Fortunately for the United States, the guerilla strategies that had served the Chinese so well in launching their surprise offensive now made it almost impossible for them to press their advantage. 

With no air force and little heavy machinery in Korea, the 300,000-man Chinese army depended—almost unbelievably—upon a supply line consisting of thousands of individual porters carrying vital food and equipment by foot or on bicycle. As the front line moved to the south, farther and farther from the Chinese border, sustaining and extending this manual-labor supply line proved more and more difficult. Early in 1951, just as the Americans were reorganizing an effective defensive line not far from the 38th parallel, China's offensive stalled out.

Throughout the first half of 1951, the two sides engaged in several months of inconclusive back-and-forth fighting. The communists again captured, but then lost, the capital city of Seoul. American forces pushed north through Chinese lines, only to be driven back again. 

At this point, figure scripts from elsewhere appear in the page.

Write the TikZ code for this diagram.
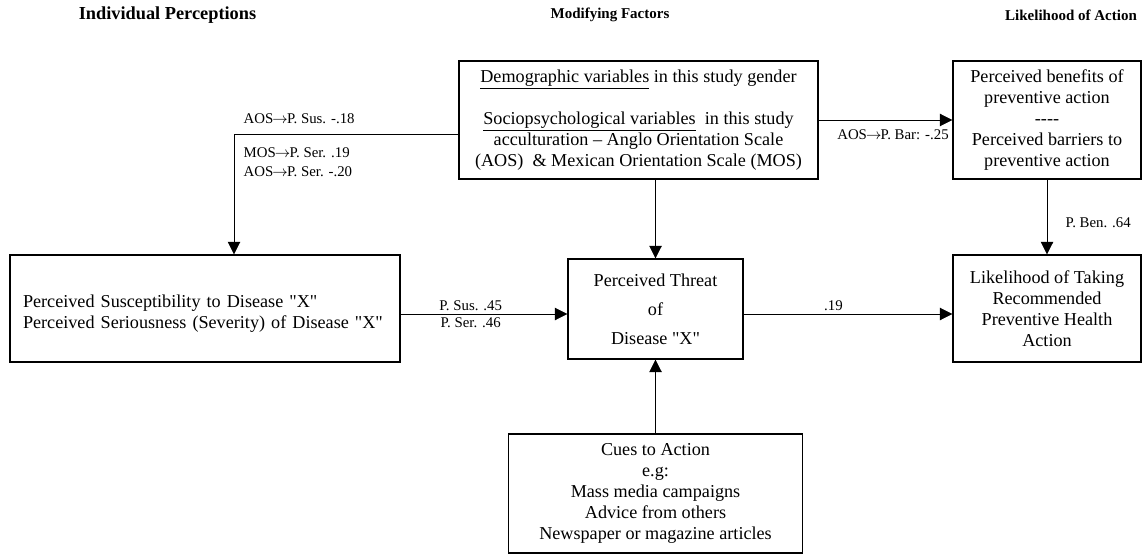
\documentclass[tikz,border=0pt]{standalone}
\usepackage{fontspec}
\setmainfont{Liberation Serif}
\newfontfamily\bodyfont{Liberation Serif}
\usepackage{tikz}
\usetikzlibrary{arrows.meta}
\newcommand{\ato}{\ensuremath{\mkern-1mu\rightarrow\mkern-1mu}}
\tikzset{
    factor/.style={
           rectangle,
           draw=black, thick,
           inner sep=0pt,
           align=center,
           font=\bodyfont\fontsize{10.9pt}{12.6pt}\selectfont,
           },
    heading/.style={
           font=\bodyfont\fontsize{9pt}{11pt}\selectfont\bfseries,
           },
    coef/.style={
           font=\bodyfont\fontsize{8.9pt}{11.4pt}\selectfont,
           inner sep=2pt,
           align=left,
           },
    >={Triangle[length=7.5pt,width=7.5pt]},
}

\begin{document}
\begin{tikzpicture}[x=0.6pt, y=-0.6pt]
    \useasboundingbox (0,0) rectangle (1143,554);

    % column headings
    \node[heading, font=\bodyfont\fontsize{11pt}{13pt}\selectfont\bfseries]
        (hIndiv) at (167.5,15) {Individual Perceptions};
    \node[heading] (hMod) at (610,15) {Modifying Factors};
    \node[heading] (hLike) at (1071,15) {Likelihood of Action};

    % Modifying factors: demographic and sociopsychological variables
    \node[factor,           % layout (defined above)
    minimum width=215.4pt,  % box size
    minimum height=70.8pt,
    anchor=center] (demo) at (638.5,120)
    {\underline{Demographic variables} in this study gender\\[12.6pt]
     \underline{Sociopsychological variables}\ \ in this study\\
     acculturation – Anglo Orientation Scale\\
     (AOS)\ \ \& Mexican Orientation Scale (MOS)};

    % benefits and barriers
    \node[factor,           % layout (defined above)
    minimum width=112.8pt,
    minimum height=70.8pt,
    node distance=245.1pt,
    right of=demo,
    anchor=center] (bene)
    {Perceived benefits of\\ preventive action\\ ----\\
     Perceived barriers to\\ preventive action};

    % likelihood of action
    \node[factor,
    minimum width=112.8pt,
    minimum height=64.2pt,
    node distance=113.1pt,
    below of=bene,
    anchor=center] (like)
    {Likelihood of Taking\\ Recommended\\ Preventive Health\\ Action};

    % perceived threat
    \node[factor,
    minimum width=105pt,
    minimum height=60pt,
    anchor=center] (threat) at (655.5,309)
    {Perceived Threat\\[4.8pt] of\\[4.8pt] Disease "X"};

    % individual perceptions (text sits a little low in the box)
    \node[factor,
    text width=218.4pt,
    inner xsep=7.8pt,
    minimum height=64.2pt,
    align=left,
    anchor=center] (sus) at (205,308.5)
    {\raisebox{-5.8pt}[0pt][0pt]{\begin{tabular}{@{}l@{}}
     Perceived Susceptibility to Disease "X"\\
     Perceived Seriousness (Severity) of Disease "X"
     \end{tabular}}};

    % cues to action
    \node[factor,
    minimum width=176.4pt,
    minimum height=71.4pt,
    node distance=110.7pt,
    below of=threat,
    anchor=center] (cues)
    {Cues to Action\\ e.g:\\ Mass media campaigns\\
     Advice from others\\ Newspaper or magazine articles};

    % the row of the horizontal arrows
    \coordinate (row) at (0,314);

    % draw the paths and the coefficients next to them
    \path
        (sus.east |- row) edge[->]
            node[coef, above, pos=0.42] (lSus) {P. Sus. .45}
            node[coef, below, pos=0.42] (lSer) {P. Ser. .46}
        (threat.west |- row)

        (threat.east |- row) edge[->]
            node[coef, above, pos=0.43] (lThr) {.19}
        (like.west |- row)

        (demo) edge[->]
            node[coef, below left, pos=1, yshift=-3.6pt] (lBar) {AOS\ato P. Bar: -.25}
        (bene)

        (bene) edge[->]
            node[coef, right, pos=0.57, xshift=9pt] (lBen) {P. Ben. .64}
        (like)

        (demo.south -| threat) edge[->] (threat)

        (cues) edge[->] (threat);

    \draw[->] ([yshift=-8.4pt]demo.west) -| ([xshift=17.4pt]sus.north)
        node[coef, pos=0.5, above right, xshift=3.6pt, yshift=4pt] (lAos)
            {AOS\ato P. Sus. -.18}
        node[coef, pos=0.5, below right, xshift=3.6pt, yshift=-6pt] (lMos)
            {MOS\ato P. Ser. .19\\ AOS\ato P. Ser. -.20};
\end{tikzpicture}
\end{document}
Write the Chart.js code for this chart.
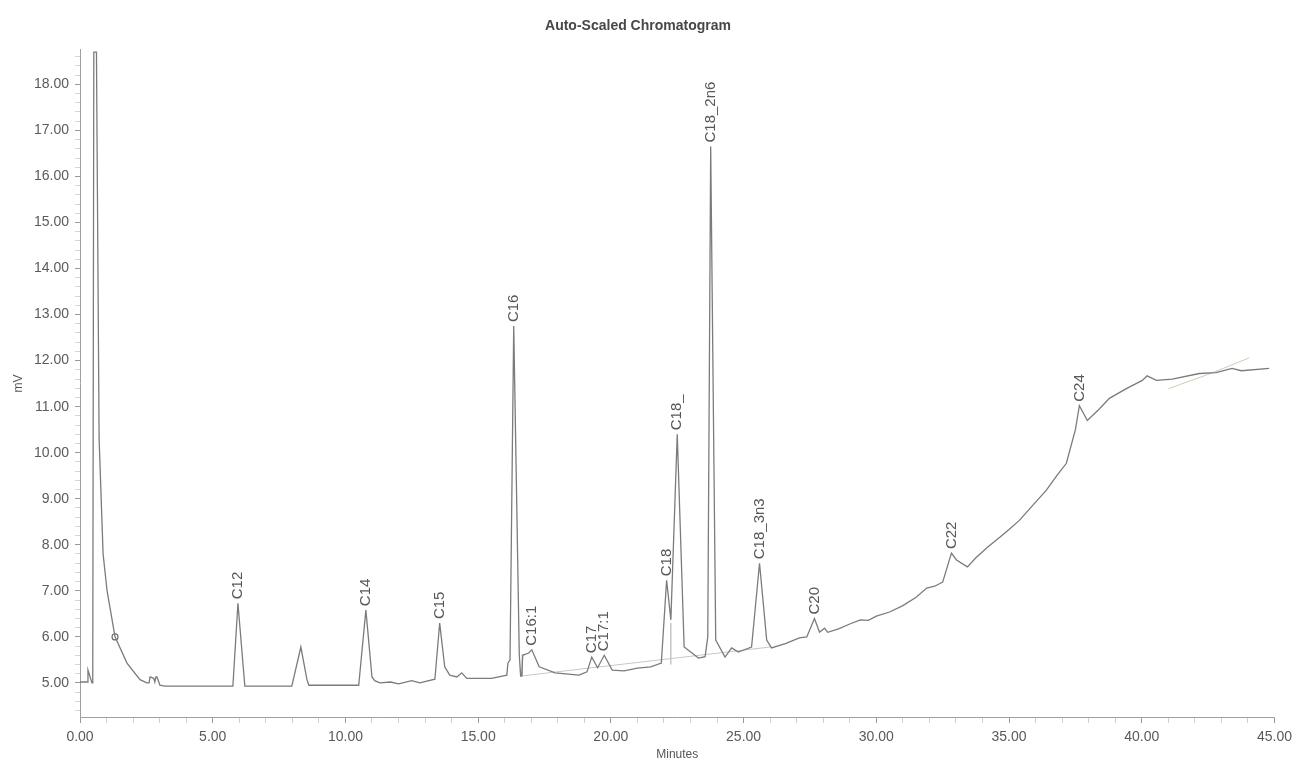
<!DOCTYPE html>
<html>
<head>
<meta charset="utf-8">
<script src="https://cdn.jsdelivr.net/npm/chart.js@4"></script>
<style>
  html, body { margin: 0; padding: 0; background: #ffffff; }
  #wrap { width: 1298px; height: 763px; }
</style>
</head>
<body>
<div id="wrap"><canvas id="c" width="1298" height="763"></canvas></div>
<script>
// ---- data (minutes, mV) ----
const times = [0.00, 0.28, 0.30, 0.45, 0.48, 0.52, 0.62, 0.72, 0.87, 1.02, 1.32, 1.77, 2.26, 2.52, 2.60, 2.64, 2.78, 2.82, 2.86, 2.90, 3.01, 3.20,
  5.00, 5.76, 5.95, 6.21, 6.40, 7.98, 8.32, 8.55, 8.62, 9.50, 10.50, 10.77, 11.00, 11.10, 11.30, 11.70, 12.00, 12.50, 12.80, 13.37,
  13.55, 13.74, 13.93, 14.20, 14.38, 14.57, 15.50, 16.08, 16.12, 16.20, 16.34, 16.55, 16.60, 16.64, 16.68, 16.90, 17.02, 17.30, 17.90,
  18.80, 19.10, 19.28, 19.50, 19.75, 20.05, 20.50, 21.00, 21.50, 21.90, 22.10, 22.26, 22.50, 22.76, 23.30, 23.55, 23.65, 23.76, 23.95,
  24.30, 24.55, 24.80, 25.30, 25.60, 25.87, 26.05, 26.60, 27.10, 27.38, 27.67, 27.86, 28.05, 28.17, 28.60, 29.00, 29.40, 29.70, 30.00, 30.50,
  31.00, 31.50, 31.90, 32.20, 32.50, 32.83, 33.02, 33.43, 33.77, 34.20, 34.64, 35.00, 35.39, 35.90, 36.40, 36.80, 37.16, 37.50, 37.65, 37.95,
  38.40, 38.78, 39.42, 40.02, 40.20, 40.55, 41.15, 42.17, 42.80, 43.40, 43.75, 44.80];
const signal = [5.02, 5.02, 5.28, 5.00, 5.00, 18.70, 18.70, 10.30, 7.80, 7.00, 6.00, 5.43, 5.07, 5.00, 5.00, 5.13, 5.10, 5.02, 5.13, 5.13, 4.95, 4.93,
  4.93, 4.93, 6.73, 4.93, 4.93, 4.93, 5.78, 5.07, 4.95, 4.95, 4.95, 6.58, 5.13, 5.05, 5.00, 5.02, 4.98, 5.05, 5.00, 5.08,
  6.30, 5.35, 5.17, 5.13, 5.22, 5.10, 5.10, 5.17, 5.43, 5.50, 12.75, 5.60, 5.15, 5.15, 5.60, 5.65, 5.72, 5.35, 5.22,
  5.17, 5.24, 5.56, 5.33, 5.60, 5.28, 5.26, 5.32, 5.35, 5.43, 7.23, 6.37, 10.40, 5.78, 5.54, 5.57, 6.00, 16.65, 5.93,
  5.56, 5.76, 5.67, 5.78, 7.60, 5.93, 5.76, 5.86, 5.98, 6.00, 6.40, 6.10, 6.19, 6.10, 6.18, 6.28, 6.37, 6.36, 6.45, 6.54,
  6.68, 6.86, 7.06, 7.10, 7.19, 7.82, 7.67, 7.52, 7.73, 7.95, 8.16, 8.33, 8.53, 8.86, 9.18, 9.50, 9.77, 10.50, 11.02, 10.70,
  10.95, 11.18, 11.39, 11.57, 11.67, 11.57, 11.60, 11.72, 11.74, 11.83, 11.78, 11.83];

// faint integration baseline, drop lines and the pencil line at the end
const baseTimes = [16.62, 26.00];
const baseValues = [5.15, 5.78];
const dropTimes = [16.66, 16.66, 16.66, 22.26, 22.26];
const dropValues = [5.15, 5.62, null, 5.40, 6.30];
const faintTimes = [41.00, 42.50, 44.05];
const faintValues = [11.39, 11.70, 12.06];
const markTimes = [1.32];
const markValues = [6.00];

// peak annotations
const peakNames = ['C12', 'C14', 'C15', 'C16', 'C16:1', 'C17', 'C17:1', 'C18', 'C18_', 'C18_2n6', 'C18_3n3', 'C20', 'C22', 'C24'];
const peakTimes = [5.95, 10.77, 13.55, 16.34, 17.02, 19.28, 19.75, 22.10, 22.50, 23.76, 25.60, 27.67, 32.83, 37.65];
const peakValues = [6.73, 6.58, 6.30, 12.75, 5.72, 5.56, 5.60, 7.23, 10.40, 16.65, 7.60, 6.40, 7.82, 11.02];

// axes
const xTickLabels = ['0.00', '5.00', '10.00', '15.00', '20.00', '25.00', '30.00', '35.00', '40.00', '45.00'];
const yTickLabels = ['5.00', '6.00', '7.00', '8.00', '9.00', '10.00', '11.00', '12.00', '13.00', '14.00', '15.00', '16.00', '17.00', '18.00'];
const chartTitle = 'Auto-Scaled Chromatogram';
const xTitle = 'Minutes';
const yTitle = 'mV';

const pts = (xs, ys) => xs.map((x, i) => ({ x: x, y: ys[i] }));

const peakLabelPlugin = {
  id: 'peakLabels',
  afterDatasetsDraw(chart) {
    const ctx = chart.ctx;
    const xs = chart.scales.x, ys = chart.scales.y;
    ctx.save();
    ctx.font = '15px "Liberation Sans", Arial, sans-serif';
    ctx.fillStyle = '#585858';
    ctx.textAlign = 'left';
    ctx.textBaseline = 'middle';
    peakNames.forEach((name, i) => {
      const px = xs.getPixelForValue(peakTimes[i]);
      const py = ys.getPixelForValue(peakValues[i]);
      ctx.save();
      ctx.translate(px, py - 4);
      ctx.rotate(-Math.PI / 2);
      ctx.fillText(name, 0, 0);
      ctx.restore();
    });
    ctx.restore();
  }
};

const lineStyle = { pointRadius: 0, tension: 0, fill: false };

new Chart(document.getElementById('c'), {
  type: 'line',
  data: {
    datasets: [
      Object.assign({ data: pts(times, signal), borderColor: '#7b7b7b', borderWidth: 1.3 }, lineStyle),
      Object.assign({ data: pts(baseTimes, baseValues), borderColor: '#c8c8c8', borderWidth: 1 }, lineStyle),
      Object.assign({ data: pts(dropTimes, dropValues), borderColor: '#a8a8a8', borderWidth: 1, spanGaps: false }, lineStyle),
      Object.assign({ data: pts(faintTimes, faintValues), borderColor: '#c9cfb8', borderWidth: 1 }, lineStyle),
      { data: pts(markTimes, markValues), showLine: false, pointRadius: 3, pointStyle: 'circle',
        pointBorderColor: '#6f6f6f', pointBackgroundColor: '#ffffff', pointBorderWidth: 1.2 }
    ]
  },
  options: {
    responsive: false,
    animation: false,
    events: [],
    layout: { padding: { left: 0, right: 22, top: 0, bottom: 0 } },
    plugins: {
      legend: { display: false },
      tooltip: { enabled: false },
      title: {
        display: true, text: chartTitle, color: '#474747',
        font: { family: '"Liberation Sans", Arial, sans-serif', size: 14, weight: 'bold' },
        padding: { top: 18, bottom: 15 }
      }
    },
    scales: {
      x: {
        type: 'linear', min: 0, max: 45,
        afterFit(s) { s.height = 46; },
        ticks: {
          stepSize: 1, autoSkip: false, maxRotation: 0, padding: 6, color: '#5a5a5a',
          font: { family: '"Liberation Sans", Arial, sans-serif', size: 14 },
          callback: (v) => (Math.abs(v % 5) < 1e-9 ? xTickLabels[Math.round(v / 5)] : '')
        },
        grid: {
          drawOnChartArea: false, drawTicks: true, tickLength: 6,
          color: (c) => (c.tick && Math.abs(c.tick.value % 5) < 1e-9 ? '#9a9a9a' : '#d0d0d0')
        },
        border: { display: true, color: '#a0a0a0', width: 1 },
        title: {
          display: true, text: xTitle, color: '#555',
          font: { family: '"Liberation Sans", Arial, sans-serif', size: 12 },
          padding: { top: 0, bottom: 1 }
        }
      },
      y: {
        type: 'linear', min: 4.26, max: 18.75,
        afterFit(s) { s.width = 80; },
        afterBuildTicks(s) {
          const t = [];
          for (let k = 22; k <= 93; k++) t.push({ value: k / 5 });
          s.ticks = t;
        },
        ticks: {
          autoSkip: false, padding: 6, color: '#5a5a5a',
          font: { family: '"Liberation Sans", Arial, sans-serif', size: 14 },
          callback: (v) => {
            const r = Math.round(v);
            return (Math.abs(v - r) < 1e-6 && r >= 5 && r <= 18) ? yTickLabels[r - 5] : '';
          }
        },
        grid: {
          drawOnChartArea: false, drawTicks: true, tickLength: 5,
          color: (c) => (c.tick && Math.abs(c.tick.value - Math.round(c.tick.value)) < 1e-6 ? '#9a9a9a' : '#d4d4d4')
        },
        border: { display: true, color: '#a0a0a0', width: 1 },
        title: {
          display: true, text: yTitle, color: '#555',
          font: { family: '"Liberation Sans", Arial, sans-serif', size: 12 },
          padding: { top: 11, bottom: 0 }
        }
      }
    }
  },
  plugins: [peakLabelPlugin]
});
</script>
</body>
</html>
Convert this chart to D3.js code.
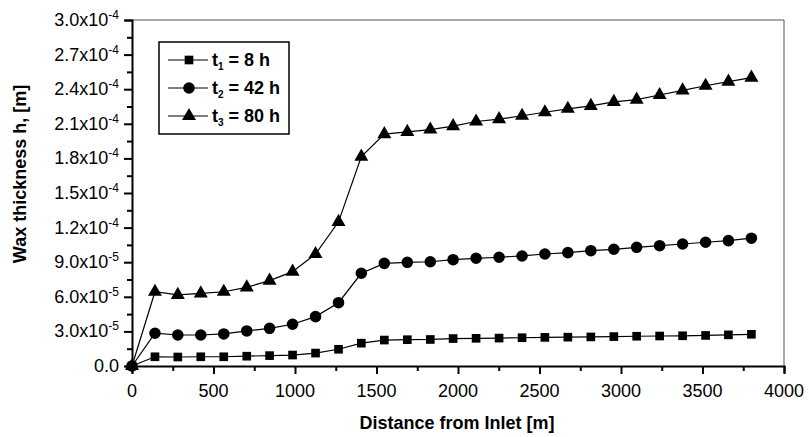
<!DOCTYPE html>
<html><head><meta charset="utf-8">
<script src="https://cdn.jsdelivr.net/npm/d3@7"></script>
<style>body{margin:0;background:#fff}svg{display:block}</style>
</head><body>
<svg id="c" width="809" height="437"></svg>
<script>
const distance = [0, 141, 281, 422, 563, 704, 844, 985, 1126, 1267, 1407, 1548, 1689, 1830, 1970, 2111, 2252, 2393, 2533, 2674, 2815, 2956, 3096, 3237, 3378, 3519, 3659, 3800];
const t1 = [0, 0.80, 0.78, 0.80, 0.80, 0.85, 0.90, 0.95, 1.12, 1.45, 1.98, 2.25, 2.28, 2.30, 2.38, 2.40, 2.42, 2.45, 2.48, 2.50, 2.52, 2.55, 2.58, 2.60, 2.62, 2.65, 2.70, 2.75].map(v => v * 1e-5);
const t2 = [0, 2.84, 2.69, 2.69, 2.78, 3.04, 3.27, 3.62, 4.28, 5.49, 8.04, 8.90, 8.99, 9.04, 9.22, 9.34, 9.43, 9.54, 9.71, 9.83, 10.0, 10.12, 10.29, 10.43, 10.58, 10.73, 10.87, 11.08].map(v => v * 1e-5);
const t3 = [0, 6.44, 6.16, 6.30, 6.44, 6.82, 7.40, 8.18, 9.71, 12.5, 18.15, 20.1, 20.3, 20.5, 20.8, 21.2, 21.4, 21.7, 22.0, 22.3, 22.55, 22.9, 23.1, 23.5, 23.9, 24.3, 24.65, 25.0].map(v => v * 1e-5);
const seriesNames = ["t1 = 8 h", "t2 = 42 h", "t3 = 80 h"];
const xTicks = [0, 500, 1000, 1500, 2000, 2500, 3000, 3500, 4000];
const yTicks = [0, 3e-5, 6e-5, 9e-5, 1.2e-4, 1.5e-4, 1.8e-4, 2.1e-4, 2.4e-4, 2.7e-4, 3.0e-4];
const yTickMant = ["0.0", "3.0", "6.0", "9.0", "1.2", "1.5", "1.8", "2.1", "2.4", "2.7", "3.0"];
const yTickExp = ["", "-5", "-5", "-5", "-4", "-4", "-4", "-4", "-4", "-4", "-4"];

const svg = d3.select("#c");
const L = 132, R = 784, T = 20, B = 366;
const x = d3.scaleLinear().domain([0, 4000]).range([L, R]);
const y = d3.scaleLinear().domain([0, 3e-4]).range([B, T]);
const font = "'Liberation Sans', Arial, sans-serif";

// frame top/right
svg.append("line").attr("x1", L).attr("x2", R).attr("y1", T).attr("y2", T).attr("stroke", "#555").attr("stroke-width", 1);
svg.append("line").attr("x1", R).attr("x2", R).attr("y1", T).attr("y2", B).attr("stroke", "#555").attr("stroke-width", 1);

// x axis
const gx = svg.append("g").attr("transform", `translate(0,${B})`);
gx.call(d3.axisBottom(x).tickValues(d3.range(0, 4001, 250)).tickSize(7).tickFormat(""));
gx.select(".domain").attr("stroke-width", 2);
gx.selectAll(".tick line").attr("stroke-width", 2).attr("y2", d => d % 500 === 0 ? 8 : 5);
gx.selectAll(".xl").data(xTicks).enter().append("text")
  .attr("x", d => x(d)).attr("y", 31).attr("text-anchor", "middle")
  .attr("font-family", font).attr("font-size", 18).attr("fill", "#000").text(d => d);

// y axis
const gy = svg.append("g").attr("transform", `translate(${L},0)`);
gy.call(d3.axisLeft(y).tickValues(d3.range(0, 21).map(i => i * 1.5e-5)).tickSize(7).tickFormat(""));
gy.select(".domain").attr("stroke-width", 2);
gy.selectAll(".tick line").attr("stroke-width", 2).attr("x2", (d, i) => i % 2 === 0 ? -8 : -5);
const yl = gy.selectAll(".yl").data(yTicks).enter().append("text")
  .attr("x", -13).attr("y", d => y(d) + 6).attr("text-anchor", "end")
  .attr("font-family", font).attr("font-size", 18).attr("fill", "#000");
yl.append("tspan").text((d, i) => yTickMant[i] + (yTickExp[i] ? "x10" : ""));
yl.append("tspan").attr("font-size", 12).attr("dy", -7).text((d, i) => yTickExp[i]);

// axis titles
svg.append("text").attr("x", 457).attr("y", 429).attr("text-anchor", "middle")
  .attr("font-family", font).attr("font-weight", "bold").attr("font-size", 18).text("Distance from Inlet [m]");
svg.append("text").attr("transform", `translate(26,174) rotate(-90)`).attr("text-anchor", "middle")
  .attr("font-family", font).attr("font-weight", "bold").attr("font-size", 18).text("Wax thickness h, [m]");

const series = [t1, t2, t3];
const line = d3.line().x((d, i) => x(distance[i])).y(d => y(d));
const sym = [d3.symbolSquare, d3.symbolCircle, d3.symbolTriangle];
const symSize = [75, 105, 85];

series.forEach((s, si) => {
  svg.append("path").datum(s).attr("d", line).attr("fill", "none").attr("stroke", "#000").attr("stroke-width", 1.2);
  svg.append("g").selectAll("path").data(s).enter().append("path")
    .attr("d", d3.symbol().type(sym[si]).size(symSize[si]))
    .attr("transform", (d, i) => `translate(${x(distance[i])},${y(d)})`)
    .attr("fill", "#000");
});

// legend
const lg = svg.append("g");
lg.append("rect").attr("x", 159).attr("y", 42).attr("width", 130).attr("height", 92)
  .attr("fill", "#fff").attr("stroke", "#000").attr("stroke-width", 1.5);
seriesNames.forEach((n, i) => {
  const yy = 60 + i * 28;
  lg.append("line").attr("x1", 168).attr("x2", 208).attr("y1", yy).attr("y2", yy).attr("stroke", "#000").attr("stroke-width", 1.2);
  lg.append("path").attr("d", d3.symbol().type(sym[i]).size(symSize[i])).attr("transform", `translate(189,${yy})`).attr("fill", "#000");
  const parts = n.split(" = ");
  const t = lg.append("text").attr("x", 212).attr("y", yy + 6).attr("font-family", font).attr("font-weight", "bold").attr("font-size", 18);
  t.append("tspan").text("t");
  t.append("tspan").attr("font-size", 10).attr("dy", 4).text(parts[0].slice(1));
  t.append("tspan").attr("dy", -4).text(" = " + parts[1]);
});
</script>
</body></html>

By the summer of 1951, the war settled into an uneasy stalemate, with both sides dug in to heavily entrenched positions along a line located, ironically, just miles from the 38th parallel that had divided North and South Korea since 1945. A conflict that had begun as a war of movement, with battle lines moving quickly from south to north to south again, now began to look more like the stagnant trench warfare of World War I. Both sides began shelling each other's lines, regularly unleashing barrages of artillery larger than any seen in either World War I or II. Casualties continued to mount, even though large-scale offensives had essentially ended.

With the war settling into a bloody and costly stalemate, with seemingly little hope remaining for victory for either side, pressure began to mount for the arrangement of a truce. The United Nations passed a resolution calling for a negotiated end to the Korean War as early as February 1st, 1951. The Soviets publicly asked for a truce in July, and the first talks between American, Chinese, North Korean, and South Korean negotiators began a month later. 

But the peace negotiations didn't go smoothly. Cease-fire talks dragged on and on for nearly two years, and low-level fighting continued to take place—and casualties continued to rise—all the while. 

Half of the 36,000 American soldiers who lost their lives in Korea died after the peace talks began in August 1951.

As the costs of the Korean War, measured in both blood and treasure, continued to mount for seemingly no good purpose, Truman's standing with the American people plummeted to new depths. It would be a new president, Republican Dwight Eisenhower—elected in 1952 in part on the strength of his promise to end the war in Korea with dignity—who would finally oversee the signing of a cease-fire in July 1953. 

That agreement—signed by North Korea, China, and the United States, but not by South Korean leader Syngman Rhee—established a demilitarized zone (DMZ) along the entrenched front lines as the new border between North and South. The Korean DMZ runs slightly north of the 38th parallel in the eastern half of the country, slightly south of it in the west. 

All in all, three years of intense combat in Korea ended with the two sides facing off along a frontier that had barely moved from where it all began. The Korean War ended in a draw—a costly, frustrating, disillusioning draw.

War Not Over?

Or perhaps the Korean War didn't end at all. The agreement that ended active combat in July 1953 was technically only a cease-fire, not an official peace treaty. The United States Congress never rescinded the authorization for use of force in Korea it passed in 1950. 

Technically, a state of hostility continues to exist between the Korean War's combatants to this very day. And that hostility doesn't only exist on paper. Thousands of American soldiers are still deployed to the DMZ, joining their South Korean allies in keeping a perpetual watch over the North Korean troops stationed on the far side of the border, guarding against the possibility of any new communist offensive in a 50-year-old war. 

Today, decades after the fall of the Soviet Union, the Cold War still lingers on along the barren strip of demilitarized land dividing communist North Korea from the anticommunist South. Along the 38th parallel, it's always 1950.